(Entries with chart source code)
++++++++++++++++++++

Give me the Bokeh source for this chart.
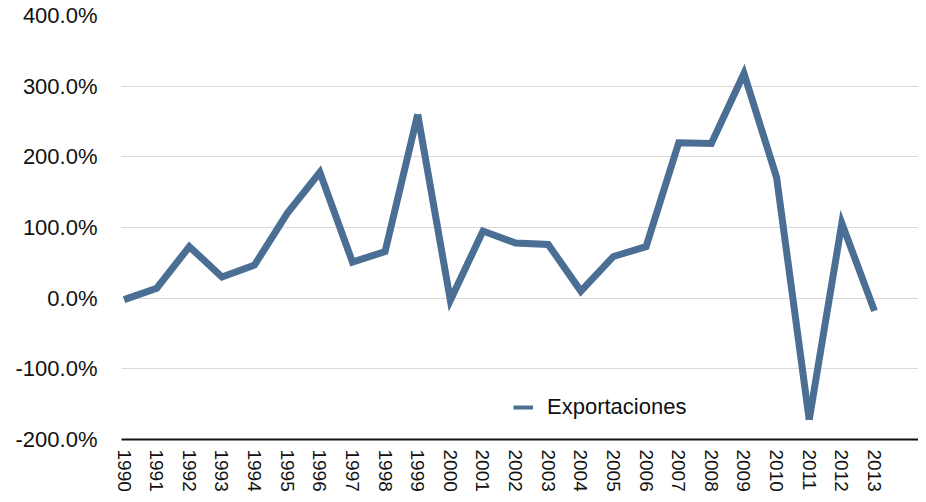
from bokeh.plotting import figure
from bokeh.models import FixedTicker, PrintfTickFormatter, Range1d, Legend, LegendItem
from bokeh.embed import file_html
from bokeh.resources import INLINE

years = ["1990", "1991", "1992", "1993", "1994", "1995", "1996", "1997", "1998", "1999",
         "2000", "2001", "2002", "2003", "2004", "2005", "2006", "2007", "2008", "2009",
         "2010", "2011", "2012", "2013"]
exportaciones = [-2, 14, 73, 30, 47, 120, 178, 51, 66, 260,
                 -3, 95, 78, 76, 10, 59, 73, 220, 219, 318,
                 171, -172, 106, -18]
y_ticks = [-200, -100, 0, 100, 200, 300, 400]

xs = list(range(len(years)))

p = figure(width=918, height=494, output_backend="svg", toolbar_location=None,
           x_range=Range1d(-0.08, 24.35), y_range=Range1d(-200, 400),
           min_border_left=121, min_border_right=0, min_border_top=15, min_border_bottom=20)
p.outline_line_color = None
p.background_fill_color = "white"
p.border_fill_color = "white"

# the line is drawn in pieces split at its sharpest vertices (1999, 2011),
# so those corners are beveled instead of producing very long miter spikes
i1999 = years.index("1999")
i2011 = years.index("2011")
pieces = [(0, i1999 + 1), (i1999, i2011 + 1), (i2011, len(xs))]
for a, b in pieces:
    p.line(xs[a:b], exportaciones[a:b], line_color="#4B6F94", line_width=7,
           line_join="miter", line_cap="butt")
r_leg = p.line([float("nan")], [float("nan")], line_color="#4B6F94", line_width=4)

# x axis
p.xaxis.ticker = FixedTicker(ticks=xs)
p.xaxis.major_label_overrides = {i: y for i, y in enumerate(years)}
p.xaxis.major_label_orientation = "vertical"
p.xaxis.major_label_text_font = "Liberation Sans"
p.xaxis.major_label_text_font_size = "19px"
p.xaxis.major_label_text_color = "#111111"
p.xaxis.major_label_standoff = 10
p.xaxis.major_tick_line_color = None
p.xaxis.major_tick_out = 0
p.xaxis.major_tick_in = 0
p.xaxis.minor_tick_line_color = None
p.xaxis.minor_tick_out = 0
p.xaxis.axis_label_standoff = 0
p.xaxis.axis_label_text_font_size = "0px"
p.xaxis.axis_line_color = "#111111"
p.xaxis.axis_line_width = 2
p.xgrid.grid_line_color = None

# y axis
p.yaxis.ticker = FixedTicker(ticks=y_ticks)
p.yaxis.formatter = PrintfTickFormatter(format="%.1f%%")
p.yaxis.major_label_text_font = "Liberation Sans"
p.yaxis.major_label_text_font_size = "22px"
p.yaxis.major_label_text_color = "#111111"
p.yaxis.major_label_standoff = 24
p.yaxis.major_tick_line_color = None
p.yaxis.major_tick_out = 0
p.yaxis.major_tick_in = 0
p.yaxis.minor_tick_line_color = None
p.yaxis.minor_tick_out = 0
p.yaxis.axis_line_color = None
p.ygrid.ticker = FixedTicker(ticks=y_ticks)
p.ygrid.grid_line_color = "#d9d9d9"
p.ygrid.grid_line_width = 1

legend = Legend(items=[LegendItem(label="Exportaciones", renderers=[r_leg])],
                location=(392, 19))
legend.border_line_color = None
legend.background_fill_alpha = 0
legend.padding = 0
legend.margin = 0
legend.spacing = 0
legend.glyph_width = 20
legend.label_standoff = 14
legend.label_text_font = "Liberation Sans"
legend.label_text_font_size = "22px"
legend.label_text_color = "#111111"
p.add_layout(legend, "center")

open("out.html", "w").write(file_html(p, INLINE))
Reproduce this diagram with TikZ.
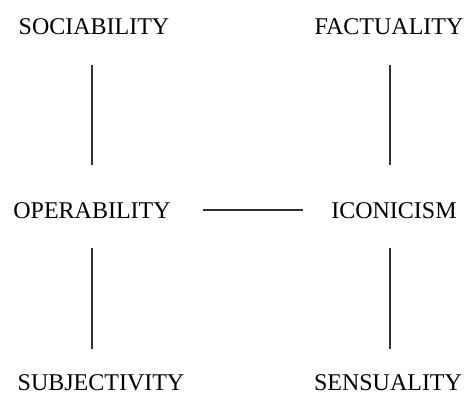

++++++++++++++++++++

### EXERCISE PROMPT
Repeat exactly the lines from the start of the entries down to the line with "from bokeh.resources import INLINE", keeping both ends but none of the pictures.

### THE RESPONSE
Give me the Bokeh source for this chart.
from bokeh.plotting import figure
from bokeh.models import FixedTicker, PrintfTickFormatter, Range1d, Legend, LegendItem
from bokeh.embed import file_html
from bokeh.resources import INLINE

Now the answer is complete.